## [TASK OBJECTIVE]
Select each line where the word "script" appears.

## [RECORDS SUPPLIED]
════════════════════

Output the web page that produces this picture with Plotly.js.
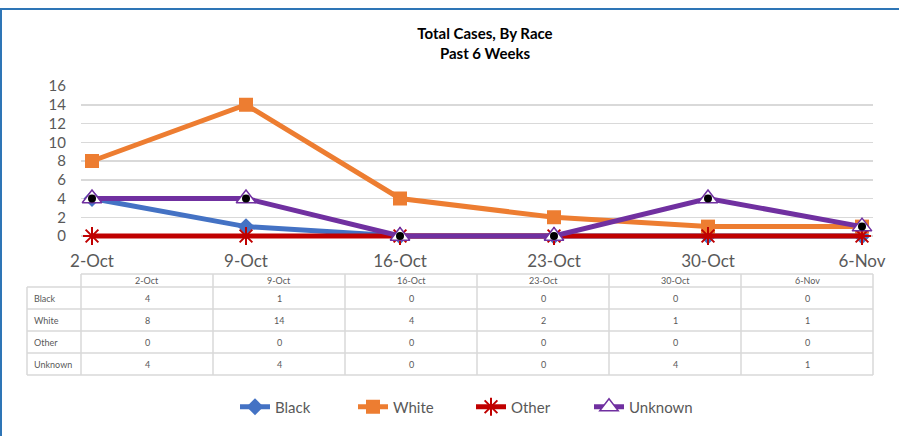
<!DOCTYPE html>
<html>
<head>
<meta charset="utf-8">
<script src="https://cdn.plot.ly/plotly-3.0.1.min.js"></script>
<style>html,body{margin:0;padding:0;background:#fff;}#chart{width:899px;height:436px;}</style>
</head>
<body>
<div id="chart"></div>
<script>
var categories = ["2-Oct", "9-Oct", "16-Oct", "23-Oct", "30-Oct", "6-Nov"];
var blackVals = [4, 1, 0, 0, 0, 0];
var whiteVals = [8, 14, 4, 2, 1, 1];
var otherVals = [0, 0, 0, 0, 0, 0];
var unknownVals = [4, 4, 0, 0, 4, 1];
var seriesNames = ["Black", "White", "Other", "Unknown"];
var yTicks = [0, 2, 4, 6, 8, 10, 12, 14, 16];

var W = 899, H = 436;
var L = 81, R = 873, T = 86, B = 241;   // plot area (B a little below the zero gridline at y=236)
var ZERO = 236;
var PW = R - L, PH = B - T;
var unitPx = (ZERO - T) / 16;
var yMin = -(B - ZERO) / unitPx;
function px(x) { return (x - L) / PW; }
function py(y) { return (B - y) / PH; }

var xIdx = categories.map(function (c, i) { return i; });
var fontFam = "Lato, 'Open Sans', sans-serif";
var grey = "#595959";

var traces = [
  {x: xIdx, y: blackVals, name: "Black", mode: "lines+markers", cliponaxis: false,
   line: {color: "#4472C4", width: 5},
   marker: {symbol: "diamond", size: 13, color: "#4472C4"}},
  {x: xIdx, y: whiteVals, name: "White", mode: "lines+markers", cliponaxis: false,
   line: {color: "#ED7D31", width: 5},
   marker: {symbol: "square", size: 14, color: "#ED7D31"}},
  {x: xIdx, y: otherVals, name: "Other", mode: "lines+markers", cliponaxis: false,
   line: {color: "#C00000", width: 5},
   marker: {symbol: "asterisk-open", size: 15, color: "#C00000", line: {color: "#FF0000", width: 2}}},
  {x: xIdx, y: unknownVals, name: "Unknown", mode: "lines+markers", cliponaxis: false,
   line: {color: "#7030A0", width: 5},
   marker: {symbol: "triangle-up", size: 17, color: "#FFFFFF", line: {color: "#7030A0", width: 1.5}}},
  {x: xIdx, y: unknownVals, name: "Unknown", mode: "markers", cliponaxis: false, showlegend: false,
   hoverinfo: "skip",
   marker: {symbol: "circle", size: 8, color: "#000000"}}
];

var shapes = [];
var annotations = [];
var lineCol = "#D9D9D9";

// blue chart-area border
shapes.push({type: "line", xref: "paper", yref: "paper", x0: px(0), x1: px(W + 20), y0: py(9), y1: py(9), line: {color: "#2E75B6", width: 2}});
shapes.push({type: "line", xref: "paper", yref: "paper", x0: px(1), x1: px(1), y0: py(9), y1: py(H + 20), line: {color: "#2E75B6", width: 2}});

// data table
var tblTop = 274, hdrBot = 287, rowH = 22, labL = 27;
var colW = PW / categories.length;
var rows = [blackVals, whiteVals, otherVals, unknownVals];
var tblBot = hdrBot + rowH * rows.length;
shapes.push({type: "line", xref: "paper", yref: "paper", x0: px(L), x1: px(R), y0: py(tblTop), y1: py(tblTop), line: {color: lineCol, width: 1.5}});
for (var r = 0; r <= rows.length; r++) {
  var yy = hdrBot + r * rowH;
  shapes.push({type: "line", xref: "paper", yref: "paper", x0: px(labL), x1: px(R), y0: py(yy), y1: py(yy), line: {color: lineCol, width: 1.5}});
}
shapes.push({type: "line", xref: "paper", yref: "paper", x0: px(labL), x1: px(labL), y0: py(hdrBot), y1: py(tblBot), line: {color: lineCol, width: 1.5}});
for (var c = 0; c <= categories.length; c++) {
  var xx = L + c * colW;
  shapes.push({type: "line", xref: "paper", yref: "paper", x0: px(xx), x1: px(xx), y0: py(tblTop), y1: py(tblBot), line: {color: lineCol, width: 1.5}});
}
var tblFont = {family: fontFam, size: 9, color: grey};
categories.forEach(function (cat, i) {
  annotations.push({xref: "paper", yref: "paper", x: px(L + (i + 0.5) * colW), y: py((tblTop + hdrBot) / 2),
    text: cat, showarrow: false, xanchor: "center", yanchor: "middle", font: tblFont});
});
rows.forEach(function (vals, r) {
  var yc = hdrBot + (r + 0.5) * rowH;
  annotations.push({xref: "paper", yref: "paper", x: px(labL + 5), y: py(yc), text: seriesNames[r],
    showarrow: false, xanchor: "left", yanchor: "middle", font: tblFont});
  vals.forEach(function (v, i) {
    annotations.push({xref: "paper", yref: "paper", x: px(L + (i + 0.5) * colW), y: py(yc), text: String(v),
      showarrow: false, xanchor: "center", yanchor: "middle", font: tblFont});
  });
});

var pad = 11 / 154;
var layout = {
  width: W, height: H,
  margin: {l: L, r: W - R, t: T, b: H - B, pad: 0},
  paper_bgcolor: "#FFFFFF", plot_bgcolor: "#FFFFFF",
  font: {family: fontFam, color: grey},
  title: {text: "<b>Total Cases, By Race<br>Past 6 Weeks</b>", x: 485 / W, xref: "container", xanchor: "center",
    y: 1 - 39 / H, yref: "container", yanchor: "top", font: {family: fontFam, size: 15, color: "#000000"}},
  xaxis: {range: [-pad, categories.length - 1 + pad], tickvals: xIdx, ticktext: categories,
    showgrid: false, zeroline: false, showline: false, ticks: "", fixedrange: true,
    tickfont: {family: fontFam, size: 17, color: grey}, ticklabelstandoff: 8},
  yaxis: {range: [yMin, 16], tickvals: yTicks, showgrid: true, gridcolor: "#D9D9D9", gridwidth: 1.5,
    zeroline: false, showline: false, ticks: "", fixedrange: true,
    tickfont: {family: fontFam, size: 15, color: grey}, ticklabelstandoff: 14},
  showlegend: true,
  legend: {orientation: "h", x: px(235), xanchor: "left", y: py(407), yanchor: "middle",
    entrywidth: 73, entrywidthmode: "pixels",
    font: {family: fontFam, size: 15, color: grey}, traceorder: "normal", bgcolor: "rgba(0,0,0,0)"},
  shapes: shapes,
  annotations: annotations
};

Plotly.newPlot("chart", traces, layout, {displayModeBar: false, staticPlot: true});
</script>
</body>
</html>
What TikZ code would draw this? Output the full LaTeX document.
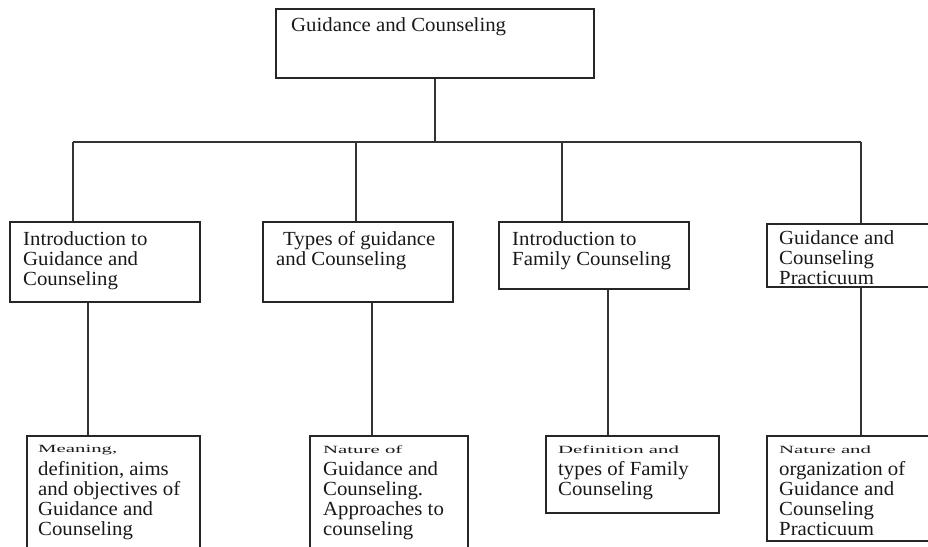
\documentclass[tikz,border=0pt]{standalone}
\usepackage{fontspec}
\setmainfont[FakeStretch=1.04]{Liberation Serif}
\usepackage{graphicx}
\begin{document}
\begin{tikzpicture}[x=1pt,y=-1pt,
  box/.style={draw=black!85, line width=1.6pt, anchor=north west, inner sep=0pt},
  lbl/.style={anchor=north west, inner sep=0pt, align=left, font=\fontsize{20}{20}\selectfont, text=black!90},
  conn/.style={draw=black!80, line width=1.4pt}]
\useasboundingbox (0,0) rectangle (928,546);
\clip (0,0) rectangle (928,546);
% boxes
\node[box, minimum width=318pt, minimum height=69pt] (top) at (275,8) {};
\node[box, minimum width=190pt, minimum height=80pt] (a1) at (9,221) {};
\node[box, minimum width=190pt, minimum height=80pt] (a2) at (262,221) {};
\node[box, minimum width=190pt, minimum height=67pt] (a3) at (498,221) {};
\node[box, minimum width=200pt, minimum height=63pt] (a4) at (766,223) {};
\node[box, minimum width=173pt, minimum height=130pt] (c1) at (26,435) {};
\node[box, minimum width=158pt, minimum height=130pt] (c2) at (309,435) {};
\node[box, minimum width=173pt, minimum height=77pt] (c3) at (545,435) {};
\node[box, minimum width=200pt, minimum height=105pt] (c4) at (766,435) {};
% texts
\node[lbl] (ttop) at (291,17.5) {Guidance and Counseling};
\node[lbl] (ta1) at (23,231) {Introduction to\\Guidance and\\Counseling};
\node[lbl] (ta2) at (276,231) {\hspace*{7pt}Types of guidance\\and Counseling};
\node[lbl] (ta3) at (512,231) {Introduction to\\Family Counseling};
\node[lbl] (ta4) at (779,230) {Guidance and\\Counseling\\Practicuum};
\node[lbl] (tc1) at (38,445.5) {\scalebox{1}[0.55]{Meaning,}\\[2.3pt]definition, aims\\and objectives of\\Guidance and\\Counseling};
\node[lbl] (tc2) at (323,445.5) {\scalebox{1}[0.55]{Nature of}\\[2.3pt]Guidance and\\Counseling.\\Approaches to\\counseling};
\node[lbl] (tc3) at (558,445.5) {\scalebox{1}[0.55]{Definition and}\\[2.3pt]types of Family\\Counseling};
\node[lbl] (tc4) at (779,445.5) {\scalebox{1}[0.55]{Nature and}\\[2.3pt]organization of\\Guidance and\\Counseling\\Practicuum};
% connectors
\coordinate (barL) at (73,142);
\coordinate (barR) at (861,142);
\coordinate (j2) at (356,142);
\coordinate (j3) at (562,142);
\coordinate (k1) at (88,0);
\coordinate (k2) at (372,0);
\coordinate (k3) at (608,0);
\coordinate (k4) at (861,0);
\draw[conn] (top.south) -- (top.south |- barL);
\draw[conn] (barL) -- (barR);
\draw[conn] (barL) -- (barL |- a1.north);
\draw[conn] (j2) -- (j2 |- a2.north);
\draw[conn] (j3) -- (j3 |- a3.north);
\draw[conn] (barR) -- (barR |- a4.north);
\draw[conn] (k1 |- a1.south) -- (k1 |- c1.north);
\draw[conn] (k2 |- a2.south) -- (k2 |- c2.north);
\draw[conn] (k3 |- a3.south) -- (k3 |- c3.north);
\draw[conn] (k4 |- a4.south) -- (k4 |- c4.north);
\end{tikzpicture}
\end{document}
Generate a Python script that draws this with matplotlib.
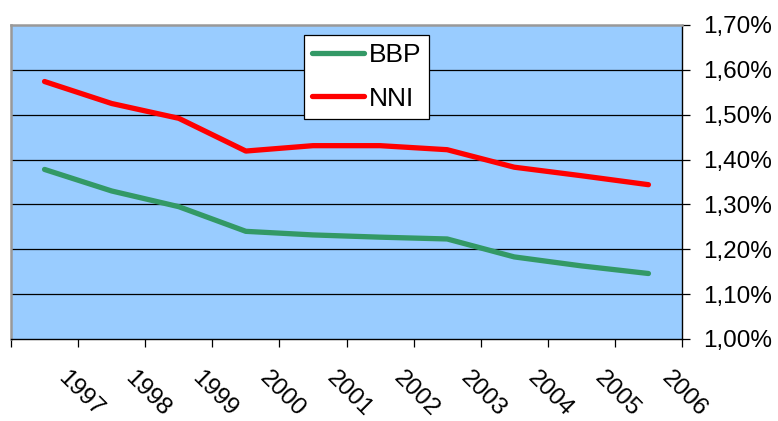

════════════════════

## [OUTPUT BELOW]
<script src="https://cdn.plot.ly/plotly-3.0.1.min.js"></script>
<script>
</script>
Generate a Python script that draws this with matplotlib.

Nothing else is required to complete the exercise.